Repeat, exactly and only, the lines from the beginning of the data through the line with "from matplotlib.patches import". Pictures are left out.

**** Provided data

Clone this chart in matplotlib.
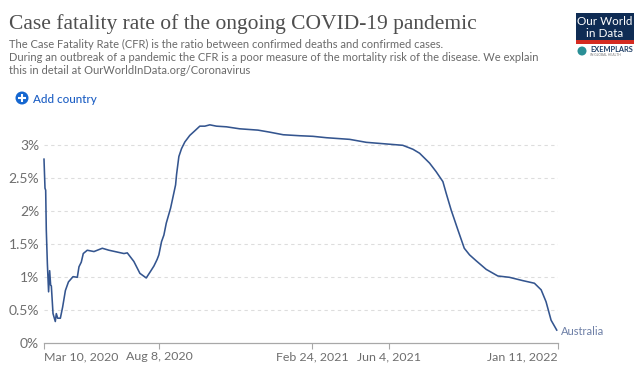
import matplotlib
matplotlib.use("Agg")
import matplotlib.pyplot as plt
from matplotlib.patches import Circle, Rectangle

days = [0, 1.3, 2.2, 3, 4.4, 6, 7.4, 8.7, 9.6, 11.8, 14.8, 16.1, 17.9, 21.4, 24.4, 28, 32, 38, 43.6, 45.8, 48.8, 51.4, 56.6, 65.4, 76.3,
        85, 104.6, 109, 117.6, 125.5, 133.8, 139.4, 143.8, 148, 150.3, 153.8, 156.9, 160, 165.7, 172.2, 173.5, 176.5, 180, 184.3,
        190.8, 197.4, 203.9, 210.5, 217, 225.7, 238.8, 256, 280, 295, 313, 334.6, 352, 369.5, 400, 421.8, 443, 469.5, 482.8, 491.5,
        504.6, 513.2, 522, 526.4, 532.8, 541.6, 550, 556.9, 565.6, 578.7, 593.9, 609, 626.5, 641.8, 650.6, 657, 663.6, 671]
cfr = [2.79, 2.35, 2.32, 1.72, 1.21, 0.78, 1.10, 0.88, 0.87, 0.45, 0.33, 0.45, 0.38, 0.38, 0.55, 0.80, 0.93, 1.01, 1.00, 1.16, 1.23, 1.36, 1.41, 1.39, 1.44,
       1.41, 1.36, 1.37, 1.24, 1.06, 0.99, 1.09, 1.17, 1.27, 1.34, 1.54, 1.64, 1.82, 2.05, 2.40, 2.56, 2.83, 2.95, 3.05,
       3.15, 3.22, 3.29, 3.29, 3.31, 3.29, 3.28, 3.25, 3.23, 3.20, 3.16, 3.145, 3.136, 3.115, 3.09, 3.045, 3.025, 3.00, 2.94, 2.88,
       2.73, 2.60, 2.45, 2.27, 2.02, 1.72, 1.44, 1.34, 1.25, 1.12, 1.02, 1.00, 0.95, 0.91, 0.81, 0.63, 0.35, 0.20]
y_ticks = [0, 0.5, 1, 1.5, 2, 2.5, 3]
y_labels = ["0%", "0.5%", "1%", "1.5%", "2%", "2.5%", "3%"]
x_ticks = [0, 151, 351, 451, 672]
x_labels = ["Mar 10, 2020", "Aug 8, 2020", "Feb 24, 2021", "Jun 4, 2021", "Jan 11, 2022"]
series_name = "Australia"
title = "Case fatality rate of the ongoing COVID-19 pandemic"
subtitle = ["The Case Fatality Rate (CFR) is the ratio between confirmed deaths and confirmed cases.",
            "During an outbreak of a pandemic the CFR is a poor measure of the mortality risk of the disease. We explain",
            "this in detail at OurWorldInData.org/Coronavirus"]

W, H = 640, 374
fig = plt.figure(figsize=(W / 100, H / 100), dpi=100, facecolor="white")
plt.rcParams["font.family"] = ["Lato", "DejaVu Sans"]

L, R, B, T = 44, 557.5, 343.3, 110
ax = fig.add_axes([L / W, 1 - B / H, (R - L) / W, (B - T) / H])
ax.set_xlim(0, 672)
ax.set_ylim(0, (B - T) / 66)
ax.plot(days, cfr, color="#34558f", lw=1.15, solid_joinstyle="round", clip_on=False)
for s in ["top", "left", "right"]:
    ax.spines[s].set_visible(False)
ax.spines["bottom"].set_color("#a8a8a8")
ax.spines["bottom"].set_linewidth(0.9)
ax.set_yticks(y_ticks)
ax.set_yticklabels(y_labels, fontsize=10, color="#6e6e6e")
ax.tick_params(axis="y", length=0, pad=3.5)
for v in y_ticks[1:]:
    ax.axhline(v, color="#dddddd", lw=0.8, ls=(0, (3, 3)), zorder=0)
ax.set_xticks(x_ticks)
ax.set_xticklabels(x_labels, fontsize=8.9, color="#6e6e6e")
ax.tick_params(axis="x", length=4, width=0.8, color="#a8a8a8", pad=1.5)
labs = ax.get_xticklabels()
labs[0].set_ha("left")
labs[-1].set_ha("right")
ax.text(676, cfr[-1] - 0.02, series_name, fontsize=8, color="#6d7fa6", va="center", ha="left", clip_on=False)

ov = fig.add_axes([0, 0, 1, 1], zorder=5)
ov.set_xlim(0, W)
ov.set_ylim(H, 0)
ov.axis("off")
ov.patch.set_alpha(0)
ov.text(9, 24, title, fontsize=15.45, family=["Liberation Serif", "DejaVu Serif"], color="#4f4f4f", va="center", ha="left")
for yy, line in zip([44, 57, 70], subtitle):
    ov.text(9, yy, line, fontsize=7.98, color="#6a6a6a", va="center", ha="left")
ov.add_patch(Circle((22, 98), 6.5, color="#1667d0", lw=0))
ov.plot([18.3, 25.7], [98, 98], color="white", lw=1.5, solid_capstyle="butt")
ov.plot([22, 22], [94.3, 101.7], color="white", lw=1.5, solid_capstyle="butt")
ov.text(33, 99.5, "Add country", fontsize=8.4, color="#1d5fc4", va="center", ha="left", fontweight="medium")

ov.add_patch(Rectangle((576, 13), 58, 31, color="#0f2c54", lw=0))
ov.add_patch(Rectangle((576, 40), 58, 4, color="#d42b21", lw=0))
ov.text(605, 21, "Our World", fontsize=8.4, color="white", ha="center", va="center")
ov.text(605, 33, "in Data", fontsize=8.4, color="white", ha="center", va="center")
ov.add_patch(Circle((582, 51), 4.5, color="#2a8f96", lw=0))
ov.text(590, 49.5, "EXEMPLARS", fontsize=5.3, color="#1f3f66", fontweight="bold", ha="left", va="center")
ov.text(590, 54.5, "IN GLOBAL HEALTH", fontsize=2.4, color="#777777", ha="left", va="center")

fig.savefig("out.png", dpi=100)
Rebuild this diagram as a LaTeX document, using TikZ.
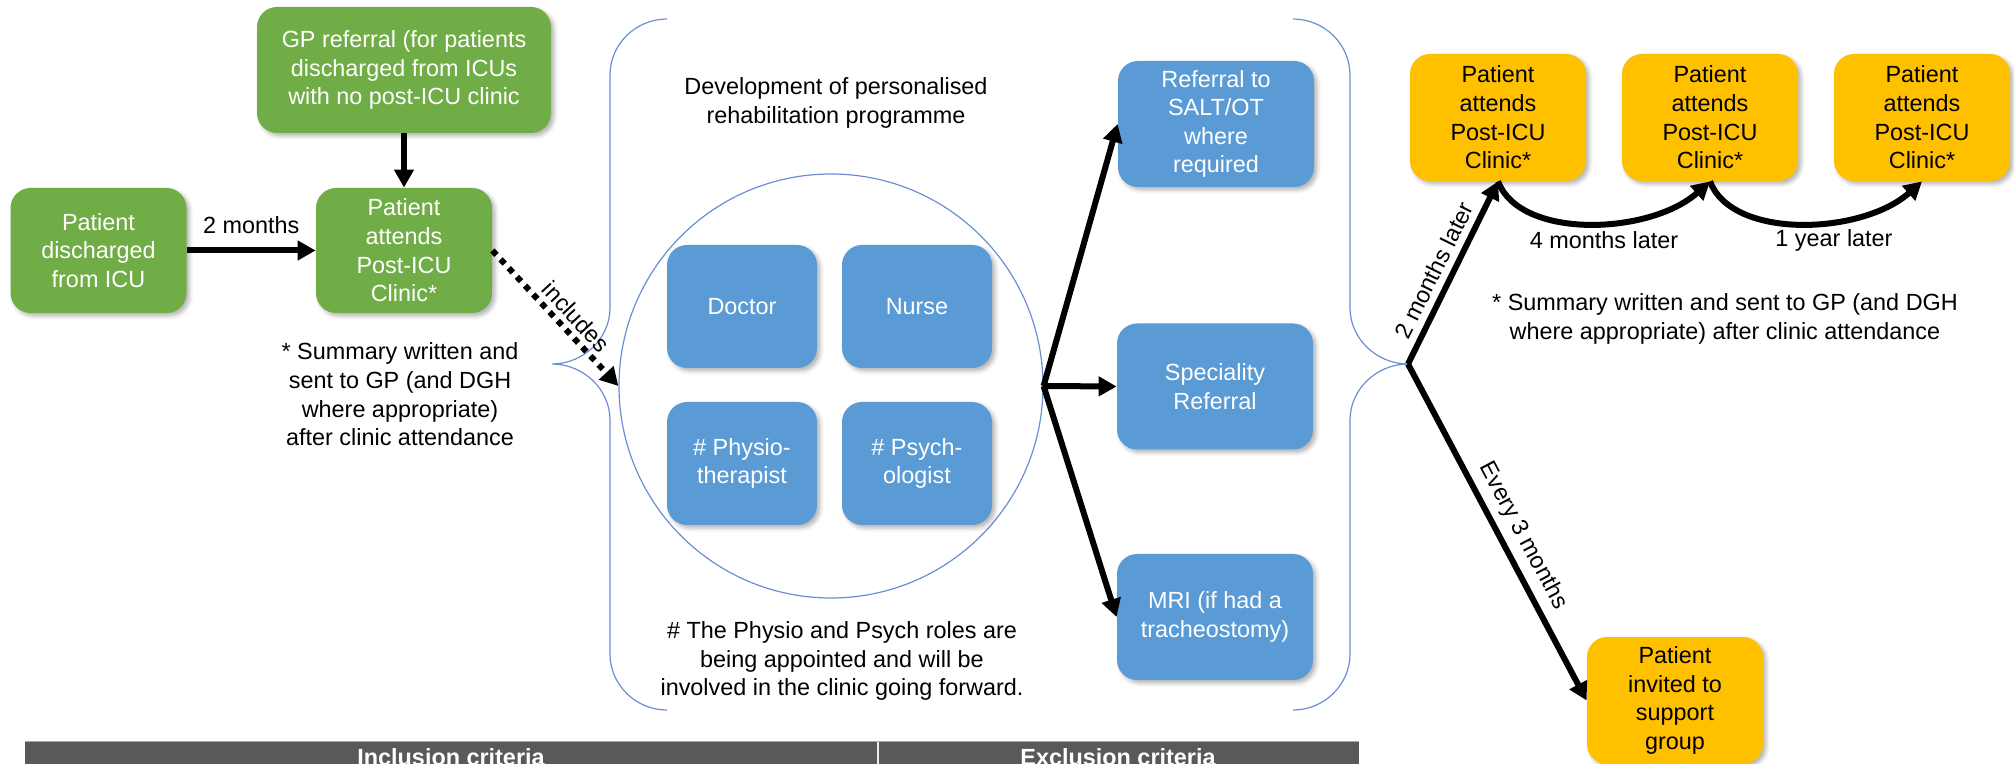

********

§ Problem solution
Clone this chart in matplotlib.
import matplotlib
matplotlib.use("Agg")
import matplotlib.pyplot as plt
from matplotlib.patches import Circle, Rectangle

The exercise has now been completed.